System architecture
System Architecture¶
AgentFly organizes agentic reinforcement learning into a four-layer system that separates user-facing logic from rollout orchestration and low-level resources:
- Agent Layer: Exposes the main interfaces to users. It abstracts:
- Agents: classes that implement the interaction loop (e.g.,
ReactAgent,HFAgent). - Tools: callable interfaces to external systems (functions, APIs, environments).
-
Rewards: task-specific reward functions used during training. Agentic RL at this layer is decomposed into defining agents, tools, and rewards.
-
Rollout Layer: Builds and runs the agent loop (multi-turn, tool-using trajectories). It calls the model, invokes tools, collects observations, and packages trajectories and rewards to be consumed by the RL trainer (e.g., Verl PPO / GRPO).
-
Context Layer: Acts as the glue between rollout and resources. It:
- Tracks rollout IDs, task metadata, and auxiliary fields.

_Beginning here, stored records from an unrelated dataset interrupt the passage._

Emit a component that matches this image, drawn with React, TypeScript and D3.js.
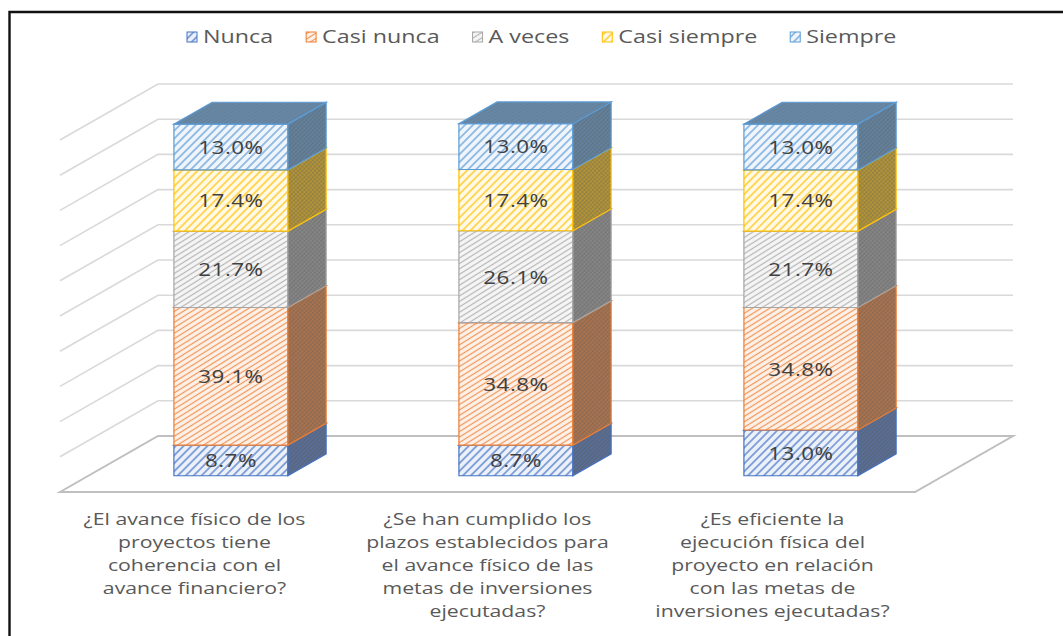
import React, { useEffect, useRef } from "react";
import * as d3 from "d3";

const categories = ["q1", "q2", "q3"];
const categoryLines = [
  ["¿El avance físico de los", "proyectos tiene", "coherencia con el", "avance financiero?"],
  ["¿Se han cumplido los", "plazos establecidos para", "el avance físico de las", "metas de inversiones", "ejecutadas?"],
  ["¿Es eficiente la", "ejecución física del", "proyecto en relación", "con las metas de", "inversiones ejecutadas?"],
];
const seriesNames = ["Nunca", "Casi nunca", "A veces", "Casi siempre", "Siempre"];
const nunca = [8.7, 8.7, 13.0];
const casiNunca = [39.1, 34.8, 34.8];
const aVeces = [21.7, 26.1, 21.7];
const casiSiempre = [17.4, 17.4, 17.4];
const siempre = [13.0, 13.0, 13.0];
const seriesValues = [nunca, casiNunca, aVeces, casiSiempre, siempre];
const seriesColors = ["#4472C4", "#ED7D31", "#A5A5A5", "#FFC000", "#5B9BD5"];
const gridTicks = [0, 10, 20, 30, 40, 50, 60, 70, 80, 90, 100];

const W = 1063;
const H = 636;
const FLOOR_Y = 492;
const DX = 98;
const DY = 56;
const D0 = 0.29;
const D1 = 0.68;
const FONT = "'Open Sans', 'DejaVu Sans', sans-serif";

export default function App() {
  const ref = useRef<SVGSVGElement | null>(null);

  useEffect(() => {
    const svg = d3.select(ref.current);
    svg.selectAll("*").remove();

    const x = d3.scaleBand<string>().domain(categories).range([60, 915]).paddingInner(0.6).paddingOuter(0.3);
    const y = d3.scaleLinear().domain([0, 100]).range([0, 352]);
    const proj = (xf: number, v: number, d: number): [number, number] => [xf + d * DX, FLOOR_Y - y(v) - d * DY];

    const defs = svg.append("defs");
    seriesColors.forEach((c, i) => {
      const dense = i === 1 || i === 2;
      const sp = dense ? 4.6 : 5.6;
      const pf = defs.append("pattern").attr("id", `front${i}`).attr("patternUnits", "userSpaceOnUse")
        .attr("width", 10).attr("height", sp).attr("patternTransform", `rotate(${dense ? -32 : -45})`);
      pf.append("rect").attr("width", 10).attr("height", sp).attr("fill", d3.interpolateRgb("#ffffff", c)(0.1));
      pf.append("line").attr("x1", 0).attr("x2", 10).attr("y1", sp / 2).attr("y2", sp / 2)
        .attr("stroke", c).attr("stroke-width", dense ? 1.2 : 1.5).attr("stroke-opacity", 0.8);

      const ps = defs.append("pattern").attr("id", `side${i}`).attr("patternUnits", "userSpaceOnUse")
        .attr("width", 3).attr("height", 3).attr("patternTransform", "rotate(45)");
      ps.append("rect").attr("width", 3).attr("height", 3).attr("fill", d3.interpolateRgb(c, "#6a6a6a")(0.62));
      ps.append("line").attr("x1", 0).attr("x2", 3).attr("y1", 1.5).attr("y2", 1.5).attr("stroke", c).attr("stroke-opacity", 0.3).attr("stroke-width", 0.8);
      ps.append("line").attr("y1", 0).attr("y2", 3).attr("x1", 1.5).attr("x2", 1.5).attr("stroke", "#444").attr("stroke-opacity", 0.25).attr("stroke-width", 0.8);

      const pt = defs.append("pattern").attr("id", `top${i}`).attr("patternUnits", "userSpaceOnUse")
        .attr("width", 3).attr("height", 3).attr("patternTransform", "rotate(-30)");
      pt.append("rect").attr("width", 3).attr("height", 3).attr("fill", d3.interpolateRgb(c, "#707070")(0.58));
      pt.append("line").attr("x1", 0).attr("x2", 3).attr("y1", 1.5).attr("y2", 1.5).attr("stroke", c).attr("stroke-opacity", 0.4).attr("stroke-width", 0.9);
    });

    svg.append("rect").attr("width", W).attr("height", H).attr("fill", "#fff");
    svg.append("path").attr("d", `M9.5,${H} V12 H${W}`).attr("fill", "none").attr("stroke", "#111").attr("stroke-width", 2.4);

    // walls
    const xr0 = x.range()[0];
    const xr1 = x.range()[1];
    const grid = svg.append("g");
    gridTicks.filter((t) => t > 0).forEach((t) => {
      const a = proj(xr0, t, 0);
      const b = proj(xr0, t, 1);
      const c2 = proj(xr1, t, 1);
      grid.append("path").attr("d", `M${a[0]},${a[1]} L${b[0]},${b[1]} L${c2[0]},${c2[1]}`)
        .attr("fill", "none").attr("stroke", "#d9d9d9").attr("stroke-width", 1.6);
    });
    const f0 = proj(xr0, 0, 0), f1 = proj(xr0, 0, 1), f2 = proj(xr1, 0, 1), f3 = proj(xr1, 0, 0);
    grid.append("path").attr("d", `M${f0[0]},${f0[1]} L${f1[0]},${f1[1]} L${f2[0]},${f2[1]} L${f3[0]},${f3[1]} Z`)
      .attr("fill", "none").attr("stroke", "#bfbfbf").attr("stroke-width", 2);

    // bars
    const bars = svg.append("g");
    categories.forEach((cat, ci) => {
      const xl = x(cat)!;
      const xrr = xl + x.bandwidth();
      let cum = 0;
      seriesValues.forEach((vals, si) => {
        const v0 = cum;
        const v1 = cum + vals[ci];
        cum = v1;
        const c = seriesColors[si];
        const p = (xx: number, v: number, d: number) => proj(xx, v, d).join(",");
        const g = bars.append("g");
        g.append("path").attr("d", `M${p(xl, v0, D0)} L${p(xrr, v0, D0)} L${p(xrr, v1, D0)} L${p(xl, v1, D0)} Z`)
          .attr("fill", `url(#front${si})`).attr("stroke", c).attr("stroke-width", 1.2);
        g.append("path").attr("d", `M${p(xrr, v0, D0)} L${p(xrr, v0, D1)} L${p(xrr, v1, D1)} L${p(xrr, v1, D0)} Z`)
          .attr("fill", `url(#side${si})`).attr("stroke", c).attr("stroke-width", 1.2);
        g.append("path").attr("d", `M${p(xl, v1, D0)} L${p(xrr, v1, D0)} L${p(xrr, v1, D1)} L${p(xl, v1, D1)} Z`)
          .attr("fill", `url(#top${si})`).attr("stroke", c).attr("stroke-width", 1.2);
      });
      // labels
      cum = 0;
      seriesValues.forEach((vals) => {
        const v0 = cum;
        const v1 = cum + vals[ci];
        cum = v1;
        const [lx, ly] = proj((xl + xrr) / 2, (v0 + v1) / 2, D0);
        bars.append("g").attr("transform", `translate(${lx},${ly}) scale(1.18,1)`)
          .append("text").attr("text-anchor", "middle").attr("dy", "0.36em")
          .attr("font-family", FONT).attr("font-size", 19).attr("letter-spacing", 0.4).attr("fill", "#404040")
          .text(d3.format(".1f")(vals[ci]) + "%");
      });
    });

    // category labels
    const xa = svg.append("g");
    categories.forEach((cat, ci) => {
      const cx = x(cat)! + x.bandwidth() / 2 - (ci === 0 ? 8 : 0);
      const t = xa.append("g").attr("transform", `translate(${cx},0) scale(1.25,1)`)
        .append("text").attr("text-anchor", "middle").attr("font-family", FONT).attr("font-size", 17)
        .attr("fill", "#595959");
      categoryLines[ci].forEach((ln, li) => {
        t.append("tspan").attr("x", 0).attr("y", 525 + li * 23).text(ln);
      });
    });

    // legend
    const leg = svg.append("g");
    const LS = 1.33;
    let lxp = 187;
    seriesNames.forEach((n, i) => {
      leg.append("rect").attr("x", lxp).attr("y", 32).attr("width", 10).attr("height", 10)
        .attr("fill", `url(#front${i})`).attr("stroke", seriesColors[i]).attr("stroke-width", 1);
      const t = leg.append("g").attr("transform", `translate(${lxp + 16},37) scale(${LS},1)`)
        .append("text").attr("dy", "0.36em")
        .attr("font-family", FONT).attr("font-size", 17.5).attr("fill", "#595959").text(n);
      const w = (t.node() as SVGTextElement).getComputedTextLength() * LS;
      lxp = lxp + 16 + w + 33;
    });
  }, []);

  return (
    <svg ref={ref} width={W} height={H} style={{ position: "absolute", left: 0, top: 0, display: "block" }} />
  );
}
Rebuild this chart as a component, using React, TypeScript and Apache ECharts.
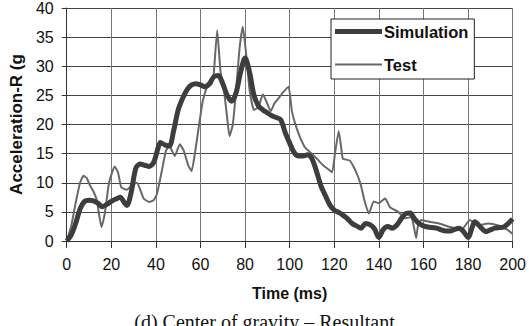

- Injects contextual information (e.g., gold answers or extra fields) into tools and rewards.
-
Manages which resources (containers, model engines, etc.) are bound to which trajectory IDs.
-
Resource Layer: Implements scalable, asynchronous resource management. It manages pools of resource units such as:
- Docker/enroot containers for environments (code interpreter, ALFWorld, WebShop, ScienceWorld, Chess, etc.).
- Model engines (e.g., async vLLM) used for generation. Resources are allocated, reused, and released asynchronously, enabling high-throughput, multi-turn rollouts.
This architecture is what allows AgentFly to support:
- Multi-turn, tool-rich rollouts with masking-based multi-turn RL.
- Asynchronous generation → tool calling → reward calculation pipelines.
- Scaling to many concurrent environments simply by increasing pool sizes in tool/reward definitions.